Maker's Story

Vanessa grew up in India, and being a single child often turned to arts and crafts to keep her busy through her school years. She then went on to study furniture & interior design where she worked with wood in the college workshop for the first time and instantly fell in love with its warmth and versatility.

After college she worked at a furniture rental start-up for 2 years. Often the idea behind the design did not get translated into production and smaller details got lost in translation. She realised she wanted to be able to build her own designs and have control over the entire process.

In 2017 she moved to Germany to start a carpentry apprenticeship where she trained for 3 years in a combination of theory and practical application. It is here that she developed a deep passion for wood, the craftsmanship behind woodworking, and perfected her own style of combining handtools with machines.

Vanessa has been working as a self-employed furniture maker and designer in Amsterdam since 2021. She builds custom furniture for clients using the knowledge and skills she has gathered over the last 12 years.

Draumr, portret van Vanessa Horig voor de portrait kast.

"I am most inspired by the material itself, the wood; its colours, its story, the way it behaves, the versatility it offers, and the effect it can have if treated right. "

The Process

Vanessa believes that design is a process, and being a designer-maker allows her to be in control of all the steps from sketch to final product. Each decision in the journey is a conscious balance between material, form and function. Her products are objects of daily use, with beautiful details, usually in a playful combination of wood and colour. Vanessa builds furniture that will last a lifetime and criticizes the throw-away lifestyles that large brands promote. Through her work, she hopes to inspire other young women to pursue a career in crafts and creativity.



What motivates you to make?

The incredible creativity that comes with this job is what excites me every day. Each day will look different depending and each will come with it’s own set of problems that need solving. I always learn so much while solving these problems, I am constantly evolving. Seeing a finished product gives me a pride and satisfaction that I have never experienced before. And one of the most gratifying parts is when the client tells you how much they love the piece you built for them.

What and/or who are you most inspired or influenced by?

I am most inspired by the material itself, the wood; its colours, its story, the way it behaves, the versatility it offers, and the effect it can have if treated right. I also see the beauty in simplistic design in the works of Finn Juhl, Charles & Ray Eames and George Nakashima. Nakashima’s philosophy about wood and using it for furniture still resonates with me on a deep level.

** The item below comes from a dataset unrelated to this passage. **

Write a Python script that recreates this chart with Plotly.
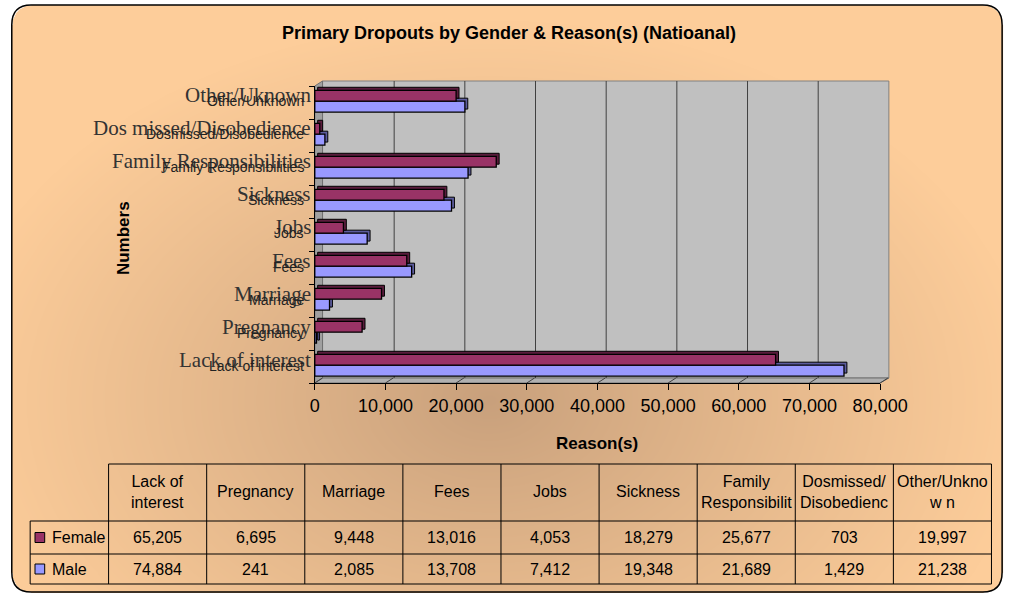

What is your unique approach to your craft and how have you honed your skills?

I work with a combination of modern technology and traditional craftsmanship, something I’ve learnt to blend after my carpentry apprenticeship. I have a keen eye for detail and strive to perfect every product I make. My furniture often features smaller handmade elements that add value and interest to the product.I take pride in my skills as a furniture maker and believe in regularly practising working with hand tools. Woodworking is a craft that needs to be preserved and promoted, and my products are a medium to spread awareness.

What is your defining or proudest moment as a maker so far?

Finishing my graduation project during my apprenticeship was a huge validation for me. As with everything new, there were certain doubts about whether I would be able to actually fulfil my dream of building my own furniture, and that cabinet was the first piece that I built completely on my own, with my own design and choice of materials. It even won me a prize. That’s when I knew, I could actually be a designer-maker and succeed.

What is your dream project?

I think any project that lets the wood shine and allows me to be true to my craft would tick the right boxes. Very often people want wood to be what it’s not, and that is meaningless to me.